1. When they require a leave of absence from work

If you work on your feet or perform a physical job, a broken bone could very well mean that you don’t work for multiple weeks. Some employers could potentially accommodate a worker with a fracture by changing their job responsibilities, but others require bed rest during their recovery or work at a company that cannot accommodate them by offering alternate work.

A lengthy leave of absence that last weeks or longer could cost tens of thousands of dollars in lost income and some cases and might prove to be more than what insurance can cover, especially when combined with treatment costs.

2. When the break heals poorly

The human body can potentially heal a broken bone in a few months with proper medical support and rest. Most of the time, people will no longer have pain or other symptoms related to a broken bone after the break knits.

However, in a little tiny fraction of cases involving broken bones, the trauma will heal improperly, leading to complex regional pain syndrome (CRPS). This permanent, untreatable medical condition causes worsening pain, reduces someone’s range of motion and limits someone’s strength after they break a bone.

3. When the bone breaks in multiple places

In a comminuted fracture, a bone breaks in several places. Spiral fractures are a perfect example. The twisting force applied to the bone during the incident results in it breaking into multiple, small pieces with irregular edges.
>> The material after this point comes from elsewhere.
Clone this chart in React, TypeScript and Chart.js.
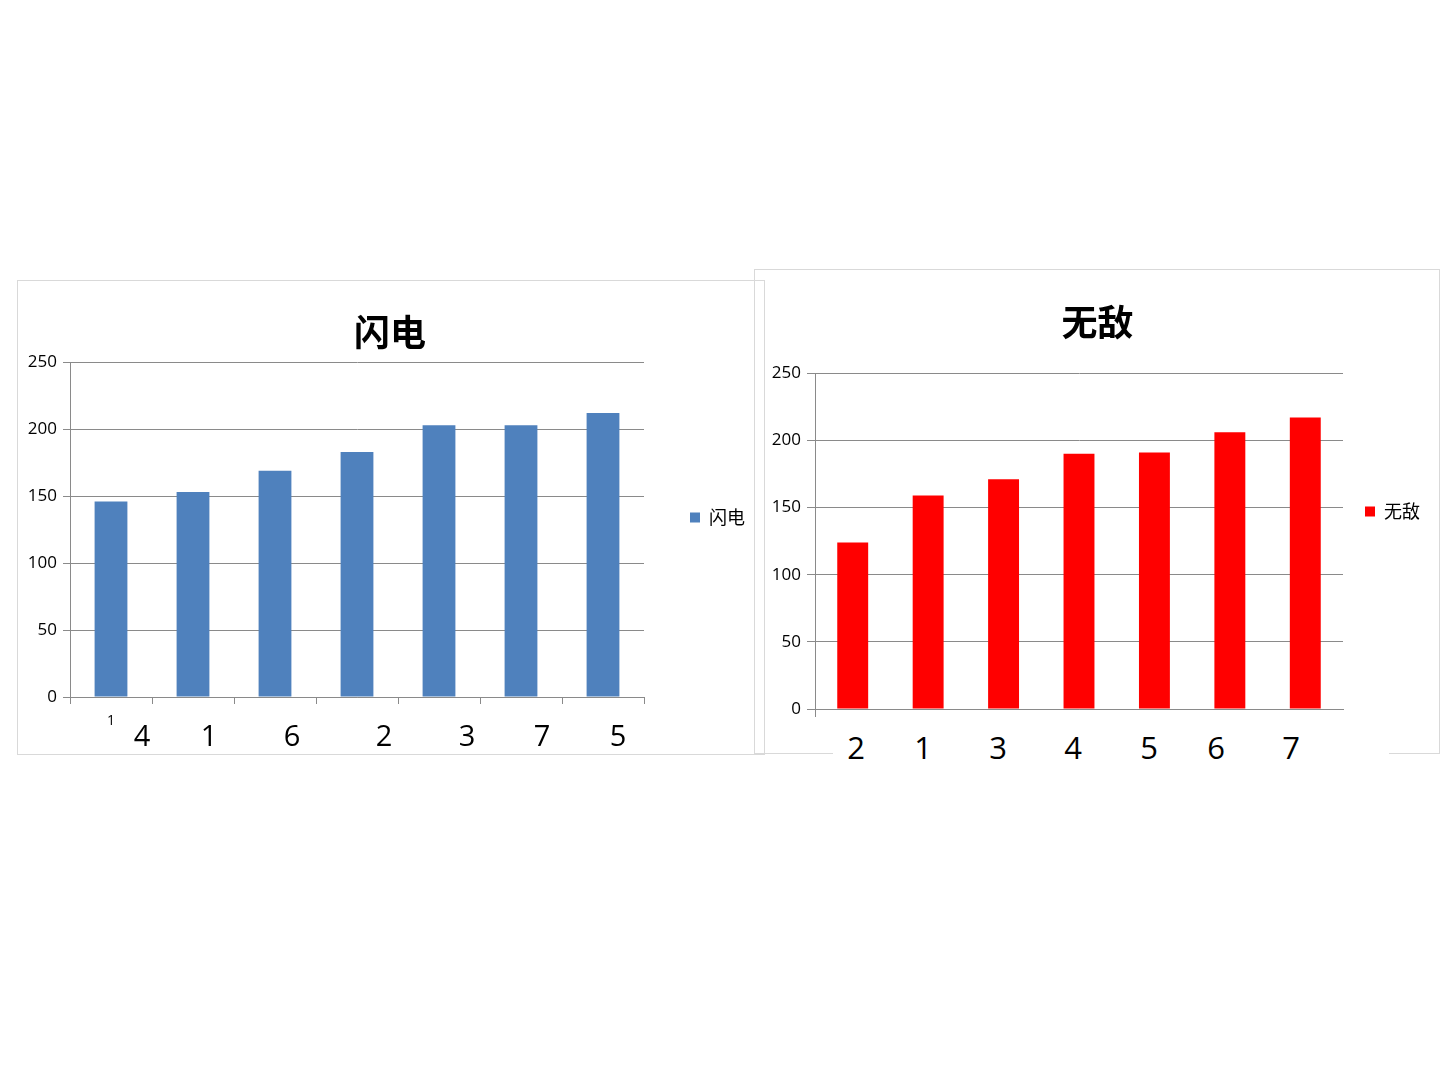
import React, { useEffect, useRef } from "react";
import { Chart, registerables } from "chart.js";

Chart.register(...registerables);

// ---- data ----
const leftTitle = "闪电";
const leftSeriesName = "闪电";
const leftAxisLabels = ["1", "", "", "", "", "", ""];
const leftValues = [146, 153, 169, 183, 203, 203, 212];
const leftNames = ["4", "1", "6", "2", "3", "7", "5"];

const rightTitle = "无敌";
const rightSeriesName = "无敌";
const rightAxisLabels = ["", "", "", "", "", "", ""];
const rightValues = [124, 159, 171, 190, 191, 206, 217];
const rightNames = ["2", "1", "3", "4", "5", "6", "7"];

const yMin = 0;
const yMax = 250;
const yStep = 50;

// ---- layout (page pixels) ----
const leftNameX = [142, 209, 292, 384, 467, 542, 618];
const rightNameX = [856, 923, 998, 1073, 1149, 1216, 1291];

const FONT = '"Open Sans", "Noto Sans CJK SC", sans-serif';
const CJK = '"Noto Sans CJK SC", "Open Sans", sans-serif';
const GRID = "#8a8a8a";

type Cfg = {
  labels: string[];
  values: number[];
  title: string;
  series: string;
  color: string;
  width: number;
  height: number;
  padding: { left: number; right: number; top: number; bottom: number };
  titlePad: { top: number; bottom: number };
  legendPad: number;
  yWidth: number;
  yTickLen: number;
  xHeight: number;
  xTickLen: number;
  xTicksAll: boolean;
  barPct: number;
};

function BarChart({ cfg }: { cfg: Cfg }) {
  const ref = useRef<HTMLCanvasElement | null>(null);
  useEffect(() => {
    if (!ref.current) return;
    const chart = new Chart(ref.current, {
      type: "bar",
      data: {
        labels: cfg.labels,
        datasets: [
          {
            label: cfg.series,
            data: cfg.values,
            backgroundColor: cfg.color,
            borderWidth: 0,
            barPercentage: cfg.barPct,
            categoryPercentage: 1,
          },
        ],
      },
      options: {
        responsive: false,
        animation: false,
        devicePixelRatio: 1,
        layout: { padding: cfg.padding },
        plugins: {
          tooltip: { enabled: false },
          title: {
            display: true,
            text: cfg.title,
            color: "#000",
            font: { family: CJK, size: 36, weight: "bold", lineHeight: 1.2 },
            padding: cfg.titlePad,
          },
          legend: {
            display: true,
            position: "right",
            labels: {
              color: "#000",
              font: { family: CJK, size: 18 },
              boxWidth: 10,
              boxHeight: 10,
              padding: cfg.legendPad,
            },
          },
        },
        scales: {
          x: {
            afterFit: (s: any) => {
              s.height = cfg.xHeight;
            },
            grid: {
              display: true,
              offset: true,
              drawOnChartArea: false,
              drawTicks: true,
              tickLength: cfg.xTickLen,
              color: (c: any) =>
                cfg.xTicksAll || c.index === 0 ? GRID : "rgba(0,0,0,0)",
            },
            border: { display: true, color: GRID, width: 1 },
            ticks: {
              color: "#000",
              font: { family: FONT, size: 14 },
              padding: 9,
              maxRotation: 0,
              autoSkip: false,
            },
          },
          y: {
            min: yMin,
            max: yMax,
            afterFit: (s: any) => {
              s.width = cfg.yWidth;
            },
            grid: {
              color: GRID,
              lineWidth: 1,
              drawTicks: true,
              tickLength: cfg.yTickLen,
            },
            border: { display: true, color: GRID, width: 1 },
            ticks: {
              stepSize: yStep,
              color: "#000",
              font: { family: FONT, size: 17 },
              padding: 6,
            },
          },
        },
      },
    });
    return () => chart.destroy();
  }, [cfg]);
  return (
    <canvas
      ref={ref}
      width={cfg.width}
      height={cfg.height}
      style={{ position: "absolute", left: 0, top: 0, width: cfg.width, height: cfg.height }}
    />
  );
}

const leftCfg: Cfg = {
  labels: leftAxisLabels,
  values: leftValues,
  title: leftTitle,
  series: leftSeriesName,
  color: "#4F81BD",
  width: 748,
  height: 475,
  padding: { left: 8, right: 10, top: 0, bottom: 0 },
  titlePad: { top: 31, bottom: 8 },
  legendPad: 46,
  yWidth: 45,
  yTickLen: 7,
  xHeight: 58,
  xTickLen: 7,
  xTicksAll: true,
  barPct: 0.4,
};

const rightCfg: Cfg = {
  labels: rightAxisLabels,
  values: rightValues,
  title: rightTitle,
  series: rightSeriesName,
  color: "#FF0000",
  width: 686,
  height: 485,
  padding: { left: 11, right: 10, top: 0, bottom: 0 },
  titlePad: { top: 32, bottom: 29 },
  legendPad: 22,
  yWidth: 50,
  yTickLen: 8,
  xHeight: 45,
  xTickLen: 8,
  xTicksAll: false,
  barPct: 0.41,
};

function Panel({ x, y, cfg }: { x: number; y: number; cfg: Cfg }) {
  return (
    <div style={{ position: "absolute", left: x, top: y, width: cfg.width, height: cfg.height }}>
      <div
        style={{
          position: "absolute",
          left: 0,
          top: 0,
          width: cfg.width,
          height: cfg.height,
          boxSizing: "border-box",
          border: "1px solid #d9d9d9",
        }}
      />
      <BarChart cfg={cfg} />
    </div>
  );
}

function Name({ x, y, text, size }: { x: number; y: number; text: string; size: number }) {
  return (
    <div
      style={{
        position: "absolute",
        left: x - 20,
        top: y - size * 0.7,
        width: 40,
        textAlign: "center",
        fontFamily: FONT,
        fontSize: size,
        lineHeight: `${size * 1.4}px`,
        color: "#000",
      }}
    >
      {text}
    </div>
  );
}

export default function App() {
  return (
    <div
      style={{
        position: "fixed",
        left: 0,
        top: 0,
        width: 1440,
        height: 1080,
        background: "#fff",
        overflow: "hidden",
      }}
    >
      <Panel x={17} y={280} cfg={leftCfg} />
      <Panel x={754} y={269} cfg={rightCfg} />
      {leftNames.map((t, i) => (
        <Name key={"l" + i} x={leftNameX[i]} y={735} text={t} size={29} />
      ))}
      <div
        style={{
          position: "absolute",
          left: 833,
          top: 724,
          width: 556,
          height: 50,
          background: "#fff",
        }}
      />
      {rightNames.map((t, i) => (
        <Name key={"r" + i} x={rightNameX[i]} y={748} text={t} size={31} />
      ))}
    </div>
  );
}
Such injuries will not heal without intensive medical intervention. Surgery is often required to set the bone or to implant devices to strengthen and stabilize the fractured body part.

Both the immediate medical costs and the lost wages that result from someone suffering a severe broken bone might mean that they have costs far beyond what the insurance provided by the other driver will pay. Recognizing when you need more than just an insurance payout can help you pursue financial justice after getting hurt in a car crash.